PROMPT: Give back exactly the lines that run from the beginning of the entries to the line containing "170, 180, 190]", both included, and nothing else.

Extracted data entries
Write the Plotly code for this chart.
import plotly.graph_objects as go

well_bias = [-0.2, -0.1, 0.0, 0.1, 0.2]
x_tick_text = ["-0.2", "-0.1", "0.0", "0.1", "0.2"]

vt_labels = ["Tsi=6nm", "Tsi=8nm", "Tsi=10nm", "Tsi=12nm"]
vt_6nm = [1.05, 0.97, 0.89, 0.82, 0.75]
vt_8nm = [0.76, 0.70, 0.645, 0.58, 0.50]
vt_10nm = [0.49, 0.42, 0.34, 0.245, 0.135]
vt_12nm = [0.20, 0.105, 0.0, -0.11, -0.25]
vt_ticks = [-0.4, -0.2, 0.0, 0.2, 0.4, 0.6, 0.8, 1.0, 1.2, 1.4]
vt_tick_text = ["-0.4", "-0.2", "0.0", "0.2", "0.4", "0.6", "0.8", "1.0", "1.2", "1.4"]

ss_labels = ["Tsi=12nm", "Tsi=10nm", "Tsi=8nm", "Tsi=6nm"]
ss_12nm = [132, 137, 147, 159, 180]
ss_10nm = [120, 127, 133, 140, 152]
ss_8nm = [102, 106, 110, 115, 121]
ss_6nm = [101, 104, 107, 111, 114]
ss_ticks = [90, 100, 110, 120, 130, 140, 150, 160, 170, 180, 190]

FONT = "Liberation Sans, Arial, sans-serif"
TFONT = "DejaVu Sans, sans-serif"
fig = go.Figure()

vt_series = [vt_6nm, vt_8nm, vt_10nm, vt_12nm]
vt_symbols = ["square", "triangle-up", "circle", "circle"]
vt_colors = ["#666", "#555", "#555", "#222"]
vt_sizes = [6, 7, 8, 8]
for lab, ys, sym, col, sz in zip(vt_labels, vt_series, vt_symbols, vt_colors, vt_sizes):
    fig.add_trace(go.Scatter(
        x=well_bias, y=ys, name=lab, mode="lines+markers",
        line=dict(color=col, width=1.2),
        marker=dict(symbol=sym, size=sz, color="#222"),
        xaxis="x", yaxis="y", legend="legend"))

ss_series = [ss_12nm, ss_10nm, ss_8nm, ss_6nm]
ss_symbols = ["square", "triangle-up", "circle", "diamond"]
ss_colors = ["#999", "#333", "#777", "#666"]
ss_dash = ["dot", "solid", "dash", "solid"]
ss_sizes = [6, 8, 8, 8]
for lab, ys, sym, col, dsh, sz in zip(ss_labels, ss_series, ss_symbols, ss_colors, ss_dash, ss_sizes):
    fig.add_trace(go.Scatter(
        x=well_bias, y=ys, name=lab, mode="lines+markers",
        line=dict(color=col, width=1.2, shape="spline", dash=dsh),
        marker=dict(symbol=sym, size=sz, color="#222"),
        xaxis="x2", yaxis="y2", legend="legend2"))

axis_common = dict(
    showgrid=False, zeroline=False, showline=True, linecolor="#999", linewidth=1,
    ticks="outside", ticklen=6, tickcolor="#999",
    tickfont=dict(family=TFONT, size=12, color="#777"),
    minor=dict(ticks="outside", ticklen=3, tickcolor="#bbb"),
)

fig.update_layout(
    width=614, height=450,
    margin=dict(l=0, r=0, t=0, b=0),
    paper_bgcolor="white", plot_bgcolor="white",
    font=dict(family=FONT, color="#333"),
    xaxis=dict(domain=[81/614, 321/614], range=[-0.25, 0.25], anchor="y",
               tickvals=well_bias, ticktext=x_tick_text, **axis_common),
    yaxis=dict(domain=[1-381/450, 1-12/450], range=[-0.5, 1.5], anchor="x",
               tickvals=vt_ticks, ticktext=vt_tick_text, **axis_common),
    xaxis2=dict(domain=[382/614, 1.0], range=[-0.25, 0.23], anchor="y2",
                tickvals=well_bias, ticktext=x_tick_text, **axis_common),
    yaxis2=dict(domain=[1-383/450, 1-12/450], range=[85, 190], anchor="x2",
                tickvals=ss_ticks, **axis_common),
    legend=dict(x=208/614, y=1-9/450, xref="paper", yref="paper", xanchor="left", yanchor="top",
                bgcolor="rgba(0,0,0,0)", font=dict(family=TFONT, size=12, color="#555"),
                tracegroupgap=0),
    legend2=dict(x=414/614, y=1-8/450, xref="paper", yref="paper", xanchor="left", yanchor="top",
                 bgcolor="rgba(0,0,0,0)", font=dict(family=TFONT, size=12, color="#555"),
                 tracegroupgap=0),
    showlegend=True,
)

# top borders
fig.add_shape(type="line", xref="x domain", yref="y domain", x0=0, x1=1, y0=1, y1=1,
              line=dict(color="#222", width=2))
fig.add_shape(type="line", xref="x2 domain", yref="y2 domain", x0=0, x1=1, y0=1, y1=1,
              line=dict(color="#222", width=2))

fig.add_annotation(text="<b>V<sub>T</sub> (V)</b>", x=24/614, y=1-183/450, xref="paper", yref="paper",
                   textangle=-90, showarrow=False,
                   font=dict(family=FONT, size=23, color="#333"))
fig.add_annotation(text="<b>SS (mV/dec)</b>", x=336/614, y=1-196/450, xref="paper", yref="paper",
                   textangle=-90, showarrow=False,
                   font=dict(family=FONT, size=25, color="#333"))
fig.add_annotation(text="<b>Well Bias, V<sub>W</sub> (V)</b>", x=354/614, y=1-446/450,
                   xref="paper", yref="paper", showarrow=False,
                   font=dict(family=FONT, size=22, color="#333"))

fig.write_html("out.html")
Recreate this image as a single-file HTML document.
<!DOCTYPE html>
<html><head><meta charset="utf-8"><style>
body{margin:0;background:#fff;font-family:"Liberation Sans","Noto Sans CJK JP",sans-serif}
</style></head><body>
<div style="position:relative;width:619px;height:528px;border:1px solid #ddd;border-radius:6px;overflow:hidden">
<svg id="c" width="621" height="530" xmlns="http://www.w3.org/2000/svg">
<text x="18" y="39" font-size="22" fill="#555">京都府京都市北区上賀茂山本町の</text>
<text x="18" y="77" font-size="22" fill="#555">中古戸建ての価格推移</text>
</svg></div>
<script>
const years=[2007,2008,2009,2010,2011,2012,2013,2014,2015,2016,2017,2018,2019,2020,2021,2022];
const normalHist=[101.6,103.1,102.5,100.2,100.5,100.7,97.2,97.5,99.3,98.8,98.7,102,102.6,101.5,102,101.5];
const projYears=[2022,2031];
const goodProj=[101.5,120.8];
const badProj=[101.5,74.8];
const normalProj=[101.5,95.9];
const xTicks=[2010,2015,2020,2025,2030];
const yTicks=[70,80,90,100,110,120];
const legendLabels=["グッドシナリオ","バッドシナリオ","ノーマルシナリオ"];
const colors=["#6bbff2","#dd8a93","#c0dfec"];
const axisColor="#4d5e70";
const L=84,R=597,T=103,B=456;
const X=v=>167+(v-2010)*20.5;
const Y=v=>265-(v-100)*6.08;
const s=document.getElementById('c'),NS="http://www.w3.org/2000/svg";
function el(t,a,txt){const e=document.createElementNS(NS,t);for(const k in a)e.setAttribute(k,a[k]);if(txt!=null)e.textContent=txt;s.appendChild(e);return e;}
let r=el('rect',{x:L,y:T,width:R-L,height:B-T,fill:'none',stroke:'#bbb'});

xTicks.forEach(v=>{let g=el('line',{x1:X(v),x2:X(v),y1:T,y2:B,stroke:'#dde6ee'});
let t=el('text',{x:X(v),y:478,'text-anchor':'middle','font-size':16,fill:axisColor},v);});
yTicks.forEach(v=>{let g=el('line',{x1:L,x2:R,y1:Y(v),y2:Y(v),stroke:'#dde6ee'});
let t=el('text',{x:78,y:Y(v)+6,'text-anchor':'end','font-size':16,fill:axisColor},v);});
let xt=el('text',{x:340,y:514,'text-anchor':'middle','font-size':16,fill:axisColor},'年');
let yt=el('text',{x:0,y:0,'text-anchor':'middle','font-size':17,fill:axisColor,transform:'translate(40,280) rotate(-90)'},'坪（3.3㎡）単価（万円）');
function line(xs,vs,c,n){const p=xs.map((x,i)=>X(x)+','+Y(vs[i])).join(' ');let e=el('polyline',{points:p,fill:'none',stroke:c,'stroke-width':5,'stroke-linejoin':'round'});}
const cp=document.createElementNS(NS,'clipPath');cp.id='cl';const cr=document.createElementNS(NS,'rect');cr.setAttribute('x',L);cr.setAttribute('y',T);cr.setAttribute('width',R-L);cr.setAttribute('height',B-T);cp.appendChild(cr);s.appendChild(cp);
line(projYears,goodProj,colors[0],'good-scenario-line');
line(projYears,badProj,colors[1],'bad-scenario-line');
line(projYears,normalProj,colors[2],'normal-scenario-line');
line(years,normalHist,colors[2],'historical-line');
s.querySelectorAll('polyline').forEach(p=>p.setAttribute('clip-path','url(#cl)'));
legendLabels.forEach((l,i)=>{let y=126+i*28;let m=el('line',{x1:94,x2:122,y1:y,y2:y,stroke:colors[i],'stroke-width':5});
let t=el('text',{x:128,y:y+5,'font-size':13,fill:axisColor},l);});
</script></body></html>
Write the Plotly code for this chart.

REPLY TO THE EXERCISE:
Write the Plotly code for this chart.
import plotly.graph_objects as go

well_bias = [-0.2, -0.1, 0.0, 0.1, 0.2]
x_tick_text = ["-0.2", "-0.1", "0.0", "0.1", "0.2"]

vt_labels = ["Tsi=6nm", "Tsi=8nm", "Tsi=10nm", "Tsi=12nm"]
vt_6nm = [1.05, 0.97, 0.89, 0.82, 0.75]
vt_8nm = [0.76, 0.70, 0.645, 0.58, 0.50]
vt_10nm = [0.49, 0.42, 0.34, 0.245, 0.135]
vt_12nm = [0.20, 0.105, 0.0, -0.11, -0.25]
vt_ticks = [-0.4, -0.2, 0.0, 0.2, 0.4, 0.6, 0.8, 1.0, 1.2, 1.4]
vt_tick_text = ["-0.4", "-0.2", "0.0", "0.2", "0.4", "0.6", "0.8", "1.0", "1.2", "1.4"]

ss_labels = ["Tsi=12nm", "Tsi=10nm", "Tsi=8nm", "Tsi=6nm"]
ss_12nm = [132, 137, 147, 159, 180]
ss_10nm = [120, 127, 133, 140, 152]
ss_8nm = [102, 106, 110, 115, 121]
ss_6nm = [101, 104, 107, 111, 114]
ss_ticks = [90, 100, 110, 120, 130, 140, 150, 160, 170, 180, 190]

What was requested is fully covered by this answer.